En 1451, el papa Nicolás V concedió mayor autoridad a los inquisidores, de modo que pudieran intervenir en cualquier tipo de hechicería, aunque no “oliera claramente a herejía”. El Malleus Maleficarum (El martillo de las brujas), editado alrededor de 1486, es uno de los libros más famosos sobre brujería, obra de dos dominicos, Jakob Sprenger y Heinrich Kramer, inquisidores ambos. Este libro abrió las puertas a la locura inquisitorial. Su intención era poner en práctica la orden de la Biblia, en Éxodo 22, 17; “A la hechicera no la dejarás con vida”.
Para ilustrar esta locura, transcribo el siguiente párrafo, extraído de los tratados de brujería: “Consideramos que cualquier persona que tenga un lunar, quiste, juanete o cicatriz, posee una marca del diablo, y que, por lo tanto, debe ser ejecutada por brujería”. A tal punto llegó el horror, que, en 1592, un sacerdote y confesor católico clamaba desesperadamente: “Oh, religión cristiana, ¿hasta cuándo seguirán vejándote con esta horrenda superstición? (…) ¿Hasta cuándo arriesgarán la vida los inocentes que viven en tu seno?”
Ya en vigencia la Reforma, católicos y protestantes, por igual, persiguieron y castigaron la herejía y brujería, desde sus particulares puntos de vista. Hay muchos procesos célebres. Entre los más sonados, podemos citar el juicio y condena de Juana de Arco, el de Miguel de Servet, el de Urbano Grandier, el de la peste de Milán y el de las brujas de Salem. En el tintero se quedan infinitos casos.

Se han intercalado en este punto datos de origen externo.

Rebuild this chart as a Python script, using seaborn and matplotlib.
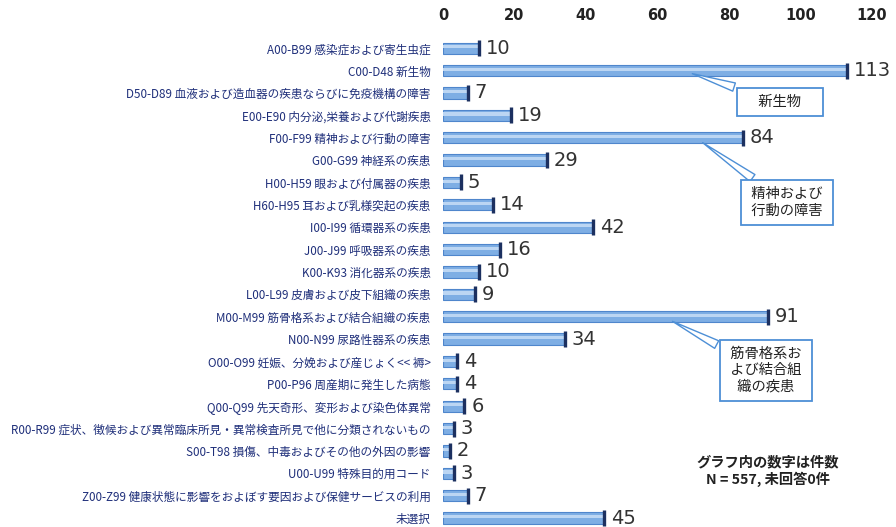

Mención aparte merece la Inquisición española, introducida en España por los Reyes Católicos. Su primer inquisidor general fue el dominico Tomás de Torquemada (1420-1498). Pese a que desde Roma se le enviaban advertencias, su rigor y crueldad llegaron a excesos terribles. Y ello se debió, especialmente, a la aprobación que recibía de los Reyes Católicos, principalmente Isabel.

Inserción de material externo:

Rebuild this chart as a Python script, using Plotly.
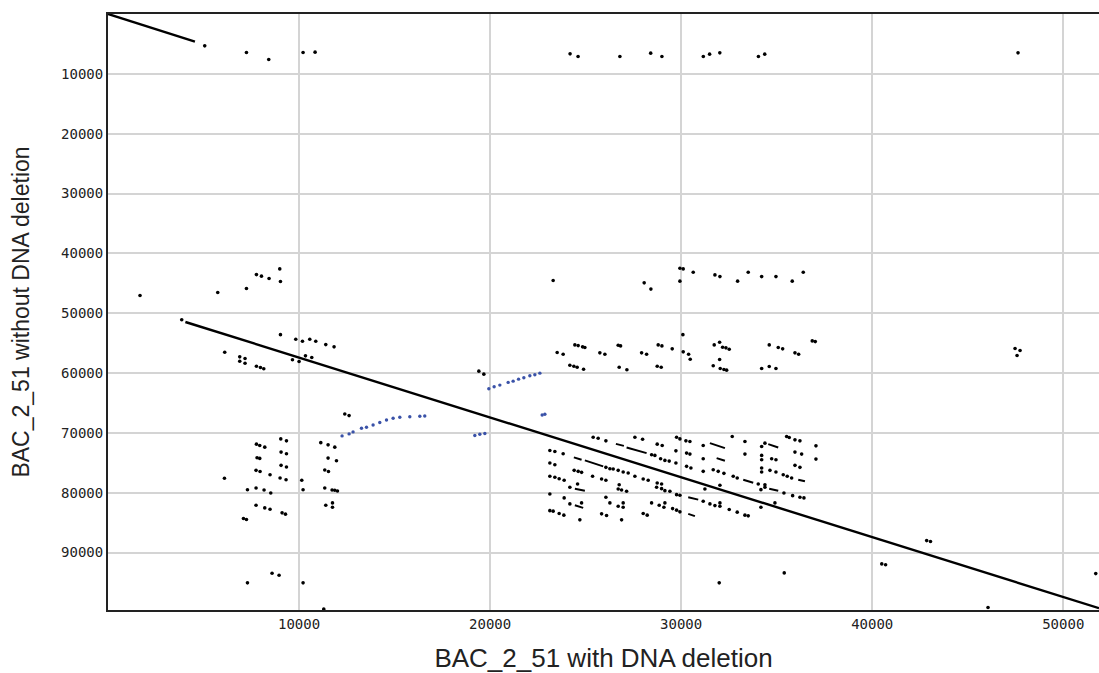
import plotly.graph_objects as go

# ---- axis extents (bp) ----
x_len = 51870
y_len = 99600

# ---- main alignment segments (forward) ----
seg1_x = [0, 4550]
seg1_y = [0, 4600]
seg2_x = [4050, 51870]
seg2_y = [51470, 99290]

# ---- short forward matches (dots) ----
dot_x = [5063, 7247, 8414, 10210, 10839, 24185, 24604, 26793, 28405, 28992, 31159, 31489, 32023, 34044, 34374, 47632,
         1676, 5744, 7247, 7770, 8032, 8430, 8990, 9027, 3859,
         9027, 9828, 10179, 10561, 10875, 11399, 11833, 6110, 6896, 7173, 6896, 7173, 7770, 7980, 8153, 10336, 10666, 9655, 10001, 12394, 12619,
         7770, 7943, 8205, 9043, 9341, 11137, 11519, 11870, 7802, 7943, 9058, 9341, 11519, 11959, 7749, 7959, 8482, 9058, 9341, 11346, 11540,
         6095, 9006, 9320, 10142, 7299, 7749, 8168, 8519, 10210, 11346, 11729, 11870, 12011, 7749, 8205, 8482, 9111, 9289, 7090, 7247,
         11399, 11750, 11750, 8587, 8954, 7299, 10210, 11294,
         25395, 25656, 26060, 27578, 27981, 28452, 28625, 28746, 29008, 28924, 29149, 29374, 29760, 29934, 30248, 30458, 29725, 29725,
         30283, 30458, 30283, 30510, 31154, 32673, 33338, 31154, 31154, 31678, 31940, 32238, 32725, 32934, 33338, 34034, 34212, 34385,
         34212, 34212, 34736, 34961, 34212, 34212, 34647, 34961, 35343, 35552, 35783, 35521, 35657, 35956, 36217, 35956, 36306, 35956,
         36217, 37055, 37055, 34385, 34175, 34385, 35380, 35835, 36217, 36427, 34908, 34175,
         23127, 23389, 23824, 23127, 23389, 23127, 23389, 23614, 23876, 26060, 26269, 26442, 26704, 26965, 27227, 27578, 28013, 28274,
         28976, 24400, 24609, 24787, 25363, 25835, 26060, 24175, 24578, 26704, 26882, 26756, 27144, 28714, 28976, 29149, 29411, 28746,
         29760, 29934, 23127, 23876, 24175, 24787, 26060, 26269, 26704, 26965, 26965, 28452, 28850, 29097, 29149, 29552, 29760, 29934,
         23127, 23300, 23614, 23860, 24698, 25835, 26095, 26882, 28013, 28223, 31154, 31505, 31767, 32029, 32029, 32516, 32934, 33338,
         33510, 31243, 32029, 31992, 35395,
         23300, 28065, 28416, 29934, 30107, 29934, 30631, 31767, 32029, 32955, 33510, 34212, 34961, 35814, 36390,
         30091, 23510, 23824, 24436, 24609, 24840, 24960, 25745, 26007, 26704, 26829, 27929, 28191, 28798, 28992, 29531, 30107, 30390,
         30474, 24175, 24384, 24557, 24892, 26756, 27159, 28746, 28955, 31730, 32013, 32170, 32343, 32516, 32013, 31678, 32044, 32238,
         32380, 34212, 34610, 34961, 34610, 35081, 35312, 35956, 36149, 36861, 37019,
         19410, 19672,
         46061, 51700, 47476, 47738, 47581, 40500, 40700, 42850, 43050]
dot_y = [5325, 6440, 7605, 6440, 6373, 6656, 7105, 7105, 6540, 7105, 7105, 6706, 6490, 7105, 6706, 6490,
         47041, 46542, 45876, 43547, 43813, 44212, 42598, 44712, 51085,
         53581, 54363, 54696, 54363, 54696, 55245, 55628, 56526, 57292, 57574, 58024, 58356, 58856, 59072, 59288, 57125, 57408, 57791, 58074, 66843, 67109,
         71885, 72101, 72384, 71003, 71336, 71635, 72001, 72384, 74164, 74264, 73216, 73499, 74214, 74664, 76261, 76461, 76993, 75429, 75712, 76211, 76461,
         77592, 77542, 77825, 77925, 79506, 79206, 79539, 80038, 79506, 79206, 79539, 79589, 79706, 82085, 82534, 82751, 83366, 83583, 84315, 84481,
         82085, 81702, 82418, 93467, 93800, 95064, 95064, 99450,
         70720, 70886, 71336, 70720, 71053, 73665, 73765, 71885, 72101, 74331, 74597, 74714, 70720, 71003, 71336, 71436, 73000, 75046,
         73382, 73549, 75596, 75878, 72101, 70604, 71436, 74331, 76427, 76161, 76427, 76760, 77260, 77542, 73549, 78541, 72268, 71718,
         73765, 74497, 74331, 74497, 75878, 76544, 76261, 76544, 76993, 77260, 77542, 70604, 70770, 71169, 71336, 73216, 73549, 75429,
         75762, 72168, 74381, 78657, 79489, 79090, 80038, 80488, 80754, 80870, 81702, 82418,
         72933, 73100, 73499, 75046, 75329, 77260, 77426, 77659, 77925, 75762, 75995, 76045, 76261, 76544, 76710, 77260, 77709, 77925,
         78541, 76261, 76427, 76594, 77260, 77709, 77925, 79090, 78541, 79373, 79539, 78657, 79756, 79090, 79323, 79656, 79756, 78374,
         80321, 80421, 80205, 80870, 81869, 81702, 80754, 81702, 82252, 82418, 81702, 81702, 82085, 82418, 81702, 82651, 82917, 83200,
         83000, 83084, 83483, 83750, 84531, 83533, 83816, 84531, 83483, 83750, 81420, 81869, 82152, 82252, 81702, 82817, 83250, 83750,
         83866, 79373, 78757, 95064, 93400,
         44545, 44928, 45976, 42482, 42598, 44645, 43148, 43597, 43880, 44645, 43148, 43880, 43880, 44645, 43148,
         53581, 56576, 56859, 55295, 55411, 55628, 55744, 56626, 56859, 55361, 55461, 56626, 56859, 55295, 55461, 55960, 56460, 56859,
         57691, 58689, 58856, 59022, 59355, 59022, 59455, 58856, 59022, 55295, 54862, 55694, 55794, 56027, 57741, 58789, 59238, 59405,
         59521, 59238, 58906, 59238, 55295, 55744, 55960, 56626, 56859, 54629, 54746,
         59688, 60187,
         99174, 93517, 55910, 56243, 57075, 91900, 92050, 88000, 88150]

# ---- short forward matches drawn as dashes (start/end pairs) ----
dash_x0 = [26583, 27144, 24384, 24960, 31505, 31856, 33249, 34558, 36128, 34610, 24436, 24436, 30369, 30369]
dash_x1 = [27002, 28191, 24787, 25918, 32290, 32290, 33772, 35081, 36479, 35081, 24960, 24871, 30892, 30720]
dash_y0 = [71835, 72434, 74098, 74597, 71718, 74214, 77825, 71885, 77825, 79323, 79323, 82085, 80754, 83533]
dash_y1 = [72168, 73382, 74497, 75596, 72550, 74664, 78324, 72434, 78092, 79656, 79656, 82534, 81153, 83916]

# ---- reverse-complement matches (blue) ----
rev_x = [12252, 12619, 12828, 13268, 13530, 13875, 14226, 14577, 14923, 15273, 15797, 16321, 16580,
         19933, 20211, 20510, 20944, 21206, 21489, 21766, 22080, 22342, 22604,
         22724, 22866, 19200, 19462, 19724]
rev_y = [70504, 70171, 69838, 69222, 69056, 68673, 68274, 67841, 67558, 67392, 67309, 67226, 67180,
         62617, 62284, 62017, 61568, 61352, 61019, 60786, 60453, 60287, 60020,
         67009, 66893, 70437, 70221, 70104]

x_ticks = [10000, 20000, 30000, 40000, 50000]
y_ticks = [10000, 20000, 30000, 40000, 50000, 60000, 70000, 80000, 90000]

fig = go.Figure()

# dashes
dx, dy = [], []
for a, b, c, d in zip(dash_x0, dash_x1, dash_y0, dash_y1):
    dx += [a, b, None]
    dy += [c, d, None]
fig.add_trace(go.Scatter(x=dx, y=dy, mode="lines", line=dict(color="black", width=2.0),
                         hoverinfo="skip", showlegend=False))
fig.add_trace(go.Scatter(x=dot_x, y=dot_y, mode="markers",
                         marker=dict(color="black", size=3.6, line=dict(width=0)),
                         showlegend=False))
fig.add_trace(go.Scatter(x=rev_x, y=rev_y, mode="markers",
                         marker=dict(color="#3a52a8", size=3.4, line=dict(width=0)),
                         showlegend=False))
for sx, sy in ((seg1_x, seg1_y), (seg2_x, seg2_y)):
    fig.add_trace(go.Scatter(x=sx, y=sy, mode="lines", line=dict(color="black", width=2.4),
                             showlegend=False))

tick_font = dict(family="DejaVu Sans Mono", size=14, color="#222222")
xtitle_font = dict(family="Liberation Sans, Arial", size=26, color="#222222")
ytitle_font = dict(family="Liberation Sans, Arial", size=23, color="#222222")

fig.update_layout(
    width=1099, height=673,
    margin=dict(l=108, r=0, t=14, b=61),
    paper_bgcolor="white", plot_bgcolor="white",
    xaxis=dict(range=[0, x_len], tickvals=x_ticks, ticktext=[str(v) for v in x_ticks],
               showgrid=True, gridcolor="#d4d4d4", gridwidth=2, zeroline=False,
               showline=True, linecolor="#222222", linewidth=2, mirror=True,
               ticks="", tickfont=tick_font,
               title=dict(text="BAC_2_51 with DNA deletion", font=xtitle_font, standoff=23)),
    yaxis=dict(range=[y_len, 0], tickvals=y_ticks, ticktext=[str(v) for v in y_ticks],
               showgrid=True, gridcolor="#d4d4d4", gridwidth=2, zeroline=False,
               showline=True, linecolor="#222222", linewidth=2, mirror=False,
               ticks="", tickfont=tick_font,
               title=dict(text="BAC_2_51 without DNA deletion", font=ytitle_font, standoff=25)),
)

fig.write_html("out.html")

La Inquisición española se dirigió, aparte de herejes y brujas, a perseguir y condenar a judíos y conversos (a estos últimos, con tal saña, que se los llegó a denominar “marranos”, nombre con el que pasaron a la historia). Con los primeros no se detuvo hasta conseguir su expulsión de tierras españolas, en 1492. Con los segundos la persecución fue horrenda: ardieron por miles en las hogueras. El Santo Oficio (otro nombre de la Inquisición española) fue suprimido y restaurado en 1808, 1813-1814 y 1820-1823. Se eliminó definitivamente en 1834.
Parece increíble que Occidente, que tanto pregona su civilización, haya caído durante siglos y hasta una época relativamente reciente en el devenir de la historia, en una insania tan espantosa como la creencia en hechizos, maleficios y otras artes malignas, así como en íncubos, súcubos, aquelarres y otras sandeces por el estilo. Pero así fue. Y no habrá pedidos de perdón que hagan olvidar este infame capítulo de la historia. Las víctimas de la Inquisición se cuentan por millones, pues fueron muchos los siglos en que la humanidad sufrió este azote. Su brazo alcanzó también las tierras americanas, en donde, según los historiadores, no se aplicó la pena de muerte por el fuego, sino la horca. En todo caso, nada puede atenuar el hecho de que seres humanos hayan tenido que padecer tortura y muerte cruel e infamante, por la aberración de otros seres humanos, que, paradójicamente, profesaban la misma religión que los sacrificados.